I love the bizarre moments in fashion that Barbie reveals. One doll is a ringer for Annie Lennox, with “surprising but stunning white flocked hair.” She is dressed as what looks like a lawyer and looks like she could shed the tailored jacket to become a dominatrix by night. What I can’t explain is the lute-like instrument the besuited woman holds out from her body as if she is saying, “Where is the nearest garbage can?”

In Japan, Takara Jenny dolls are the equivalent of Barbies, one of Barbie Bazaar’s correspondents writes. Each doll's profile lists their blood type. But that’s not the quirkiest bit. Some of the characters’ blood types are listed as “unknown.” Blood type must have a profound influence on Jenny’s compatibility with the parade of boy dolls.

The Jenny dolls have endless romantic triangles and varying degrees of friendship as each new doll is introduced. After a line of fair-haired, round-eyed boys, Tom enters the scene as “Jenny’s most controversial friend.” Tom is a “dark, dangerous fellow who poses a direct threat to Jenny’s relationship with Jeff.” The doll has dreadlocks and a big gold hoop earring.

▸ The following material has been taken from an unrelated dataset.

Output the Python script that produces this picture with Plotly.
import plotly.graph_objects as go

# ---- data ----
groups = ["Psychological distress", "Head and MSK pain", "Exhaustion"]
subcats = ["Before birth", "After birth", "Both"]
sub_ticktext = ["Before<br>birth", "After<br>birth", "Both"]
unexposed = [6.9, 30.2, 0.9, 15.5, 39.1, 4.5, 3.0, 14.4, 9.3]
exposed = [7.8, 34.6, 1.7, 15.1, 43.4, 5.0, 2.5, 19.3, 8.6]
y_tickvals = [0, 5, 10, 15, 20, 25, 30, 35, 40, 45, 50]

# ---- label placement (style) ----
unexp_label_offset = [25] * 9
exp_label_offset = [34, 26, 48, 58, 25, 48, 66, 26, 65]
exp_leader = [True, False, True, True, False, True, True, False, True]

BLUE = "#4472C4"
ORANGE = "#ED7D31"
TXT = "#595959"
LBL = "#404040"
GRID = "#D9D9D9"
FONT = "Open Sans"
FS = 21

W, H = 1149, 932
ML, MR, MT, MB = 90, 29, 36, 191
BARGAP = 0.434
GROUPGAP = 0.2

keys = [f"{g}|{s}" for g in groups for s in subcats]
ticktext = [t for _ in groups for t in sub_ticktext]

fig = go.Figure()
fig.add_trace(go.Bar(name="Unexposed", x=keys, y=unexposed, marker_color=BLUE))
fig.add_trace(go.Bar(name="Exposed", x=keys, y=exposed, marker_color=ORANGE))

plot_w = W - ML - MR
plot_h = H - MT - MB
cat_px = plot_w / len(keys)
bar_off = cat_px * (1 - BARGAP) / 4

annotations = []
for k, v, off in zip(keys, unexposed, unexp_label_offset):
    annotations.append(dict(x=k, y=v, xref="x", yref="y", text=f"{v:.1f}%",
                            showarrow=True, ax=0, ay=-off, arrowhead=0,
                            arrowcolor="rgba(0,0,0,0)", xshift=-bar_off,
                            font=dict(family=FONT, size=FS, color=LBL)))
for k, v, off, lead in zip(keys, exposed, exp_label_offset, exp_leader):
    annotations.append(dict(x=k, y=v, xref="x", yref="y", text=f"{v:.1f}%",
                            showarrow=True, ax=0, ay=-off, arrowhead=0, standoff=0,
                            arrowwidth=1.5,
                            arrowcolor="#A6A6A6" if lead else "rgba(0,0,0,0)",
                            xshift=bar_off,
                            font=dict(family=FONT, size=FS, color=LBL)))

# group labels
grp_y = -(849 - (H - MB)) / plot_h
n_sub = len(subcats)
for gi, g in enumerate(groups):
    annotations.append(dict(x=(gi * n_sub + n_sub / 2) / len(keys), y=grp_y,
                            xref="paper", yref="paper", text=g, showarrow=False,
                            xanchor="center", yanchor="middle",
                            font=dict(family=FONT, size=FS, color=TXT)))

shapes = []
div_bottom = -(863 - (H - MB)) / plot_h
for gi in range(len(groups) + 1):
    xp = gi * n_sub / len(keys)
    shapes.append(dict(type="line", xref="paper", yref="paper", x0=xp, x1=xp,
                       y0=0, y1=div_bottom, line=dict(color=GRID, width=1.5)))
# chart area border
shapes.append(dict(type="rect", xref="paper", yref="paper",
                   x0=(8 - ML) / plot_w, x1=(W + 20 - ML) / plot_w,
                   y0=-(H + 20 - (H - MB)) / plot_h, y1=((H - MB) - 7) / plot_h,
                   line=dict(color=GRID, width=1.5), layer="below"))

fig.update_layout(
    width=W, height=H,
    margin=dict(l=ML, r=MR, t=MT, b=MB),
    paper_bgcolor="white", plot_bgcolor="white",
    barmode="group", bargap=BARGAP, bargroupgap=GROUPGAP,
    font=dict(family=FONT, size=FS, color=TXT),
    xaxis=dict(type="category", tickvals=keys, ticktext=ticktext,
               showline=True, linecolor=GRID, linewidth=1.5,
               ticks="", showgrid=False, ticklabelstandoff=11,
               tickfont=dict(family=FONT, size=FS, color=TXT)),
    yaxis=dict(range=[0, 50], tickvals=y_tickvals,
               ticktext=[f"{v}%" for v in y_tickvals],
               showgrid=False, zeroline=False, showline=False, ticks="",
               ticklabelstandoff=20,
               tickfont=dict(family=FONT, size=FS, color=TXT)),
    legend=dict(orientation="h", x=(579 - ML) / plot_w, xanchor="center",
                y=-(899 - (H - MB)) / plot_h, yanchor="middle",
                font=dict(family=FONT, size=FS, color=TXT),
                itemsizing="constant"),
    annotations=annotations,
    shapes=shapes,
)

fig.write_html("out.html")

The romantic author of the Barbie Bazaar article about Jenny dolls writes wistfully: “Hopefully in the future, Tom will be portrayed in a kinder light.”

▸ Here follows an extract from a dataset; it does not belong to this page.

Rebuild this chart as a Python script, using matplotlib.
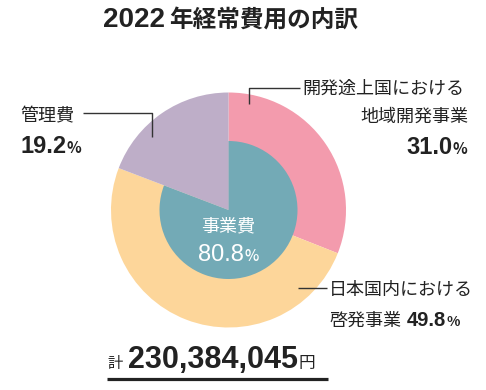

While Barbie has an outfit for every occasion, Jenny seems to have a date for every occasion: “Jenny’s debut was a resounding success thanks to her loveliness and charm. Special thanks should also go to [her date, the royal] Charles who, in addition to giving her jewelry, was obliged to give Jenny lessons in dance and protocol.” Yeah, everyone still remembers all the sniggering behind wrists about Jenny's terrible social graces until she took up with that suave prince.

Among Barbie's legion of fans, many may not be frequent flyers, buy designer gowns, or have the luxury of attending college. But this game, trendy, über-girl gives us all a taste of the good life. Outfitted for every occasion, Barbie proves that if you can dream it, she can do it. And if a doll can do it, well, surely you can too.